SET PROBLEM: Everything from the first line of the data through the line with "25.8, 12.9, 8.6]" is to be echoed exactly, minus the pictures.

—————

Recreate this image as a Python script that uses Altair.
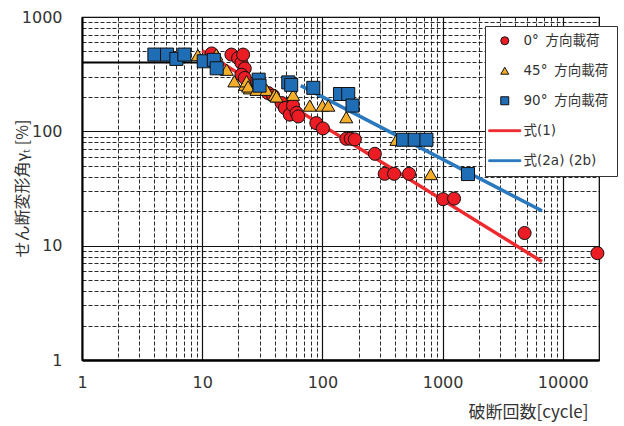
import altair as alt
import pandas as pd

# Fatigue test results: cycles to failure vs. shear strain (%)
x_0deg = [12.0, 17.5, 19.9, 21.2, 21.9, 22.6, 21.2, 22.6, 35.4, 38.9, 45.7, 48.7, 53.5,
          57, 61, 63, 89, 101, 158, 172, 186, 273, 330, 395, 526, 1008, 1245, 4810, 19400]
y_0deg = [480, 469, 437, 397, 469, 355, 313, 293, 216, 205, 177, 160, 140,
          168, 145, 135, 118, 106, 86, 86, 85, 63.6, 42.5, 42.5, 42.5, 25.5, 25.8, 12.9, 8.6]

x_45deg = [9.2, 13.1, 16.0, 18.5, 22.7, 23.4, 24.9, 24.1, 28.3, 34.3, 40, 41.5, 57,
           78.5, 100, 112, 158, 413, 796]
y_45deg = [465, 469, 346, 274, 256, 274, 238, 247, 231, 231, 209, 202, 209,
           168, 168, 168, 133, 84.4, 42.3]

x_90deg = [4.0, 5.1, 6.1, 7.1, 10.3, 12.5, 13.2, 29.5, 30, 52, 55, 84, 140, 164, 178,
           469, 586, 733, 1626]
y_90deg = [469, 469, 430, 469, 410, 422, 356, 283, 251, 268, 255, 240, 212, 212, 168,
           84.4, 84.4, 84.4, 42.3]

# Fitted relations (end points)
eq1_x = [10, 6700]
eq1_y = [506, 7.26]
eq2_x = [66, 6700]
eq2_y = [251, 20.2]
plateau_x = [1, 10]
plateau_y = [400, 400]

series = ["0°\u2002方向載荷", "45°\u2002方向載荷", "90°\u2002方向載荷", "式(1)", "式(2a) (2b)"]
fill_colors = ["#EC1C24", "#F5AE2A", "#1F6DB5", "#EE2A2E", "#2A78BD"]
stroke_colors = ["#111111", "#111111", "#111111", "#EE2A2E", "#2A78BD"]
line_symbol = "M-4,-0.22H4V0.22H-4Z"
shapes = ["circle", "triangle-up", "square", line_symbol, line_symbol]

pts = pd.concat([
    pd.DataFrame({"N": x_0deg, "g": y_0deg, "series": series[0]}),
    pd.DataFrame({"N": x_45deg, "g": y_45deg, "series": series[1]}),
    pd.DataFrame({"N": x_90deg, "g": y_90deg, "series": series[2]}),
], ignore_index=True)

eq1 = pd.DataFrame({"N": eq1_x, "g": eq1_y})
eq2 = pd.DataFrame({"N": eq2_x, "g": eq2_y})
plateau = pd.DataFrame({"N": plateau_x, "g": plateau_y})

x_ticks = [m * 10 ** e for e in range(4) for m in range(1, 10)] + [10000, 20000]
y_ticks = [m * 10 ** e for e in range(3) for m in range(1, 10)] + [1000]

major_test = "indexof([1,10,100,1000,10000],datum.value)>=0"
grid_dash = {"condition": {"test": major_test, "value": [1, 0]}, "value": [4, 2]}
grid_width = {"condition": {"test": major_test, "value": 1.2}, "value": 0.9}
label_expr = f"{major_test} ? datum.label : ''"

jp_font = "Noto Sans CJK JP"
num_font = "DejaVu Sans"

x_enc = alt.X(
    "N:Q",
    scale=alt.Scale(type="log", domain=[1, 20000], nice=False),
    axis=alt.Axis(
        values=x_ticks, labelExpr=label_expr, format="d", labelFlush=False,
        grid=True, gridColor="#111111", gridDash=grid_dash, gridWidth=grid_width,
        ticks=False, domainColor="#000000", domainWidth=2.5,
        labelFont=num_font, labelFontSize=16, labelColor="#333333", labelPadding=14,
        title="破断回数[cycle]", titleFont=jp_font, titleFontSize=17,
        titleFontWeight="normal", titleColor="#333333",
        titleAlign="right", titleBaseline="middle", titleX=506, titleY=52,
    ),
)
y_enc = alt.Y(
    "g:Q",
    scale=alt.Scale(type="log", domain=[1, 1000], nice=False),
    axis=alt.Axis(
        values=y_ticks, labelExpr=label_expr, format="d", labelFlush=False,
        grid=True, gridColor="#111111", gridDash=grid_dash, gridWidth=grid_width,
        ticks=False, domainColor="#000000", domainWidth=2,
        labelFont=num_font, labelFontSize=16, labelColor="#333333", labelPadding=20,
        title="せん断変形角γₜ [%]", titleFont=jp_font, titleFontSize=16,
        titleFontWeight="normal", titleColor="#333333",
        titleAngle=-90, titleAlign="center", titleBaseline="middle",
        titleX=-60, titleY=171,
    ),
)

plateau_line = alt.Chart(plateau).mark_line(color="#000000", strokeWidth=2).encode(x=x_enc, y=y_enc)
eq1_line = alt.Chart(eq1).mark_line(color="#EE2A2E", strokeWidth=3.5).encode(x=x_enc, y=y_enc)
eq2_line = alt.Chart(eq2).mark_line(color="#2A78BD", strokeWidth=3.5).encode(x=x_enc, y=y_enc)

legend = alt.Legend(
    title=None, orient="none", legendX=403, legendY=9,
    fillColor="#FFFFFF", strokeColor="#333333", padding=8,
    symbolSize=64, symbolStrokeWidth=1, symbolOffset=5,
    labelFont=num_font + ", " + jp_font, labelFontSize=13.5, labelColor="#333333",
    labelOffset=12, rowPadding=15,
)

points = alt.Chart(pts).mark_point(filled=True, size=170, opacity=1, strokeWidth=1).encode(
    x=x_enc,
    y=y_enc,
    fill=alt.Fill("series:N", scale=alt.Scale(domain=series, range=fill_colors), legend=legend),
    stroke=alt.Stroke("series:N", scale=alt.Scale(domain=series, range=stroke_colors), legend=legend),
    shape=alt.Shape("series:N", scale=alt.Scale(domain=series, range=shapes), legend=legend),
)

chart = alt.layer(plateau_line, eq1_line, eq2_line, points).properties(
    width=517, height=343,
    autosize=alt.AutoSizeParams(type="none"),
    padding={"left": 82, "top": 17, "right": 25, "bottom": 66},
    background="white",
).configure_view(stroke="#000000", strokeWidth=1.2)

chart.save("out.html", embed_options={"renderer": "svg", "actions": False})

—————

PROBLEM SOLUTION:
Recreate this image as a Python script that uses Altair.
import altair as alt
import pandas as pd

# Fatigue test results: cycles to failure vs. shear strain (%)
x_0deg = [12.0, 17.5, 19.9, 21.2, 21.9, 22.6, 21.2, 22.6, 35.4, 38.9, 45.7, 48.7, 53.5,
          57, 61, 63, 89, 101, 158, 172, 186, 273, 330, 395, 526, 1008, 1245, 4810, 19400]
y_0deg = [480, 469, 437, 397, 469, 355, 313, 293, 216, 205, 177, 160, 140,
          168, 145, 135, 118, 106, 86, 86, 85, 63.6, 42.5, 42.5, 42.5, 25.5, 25.8, 12.9, 8.6]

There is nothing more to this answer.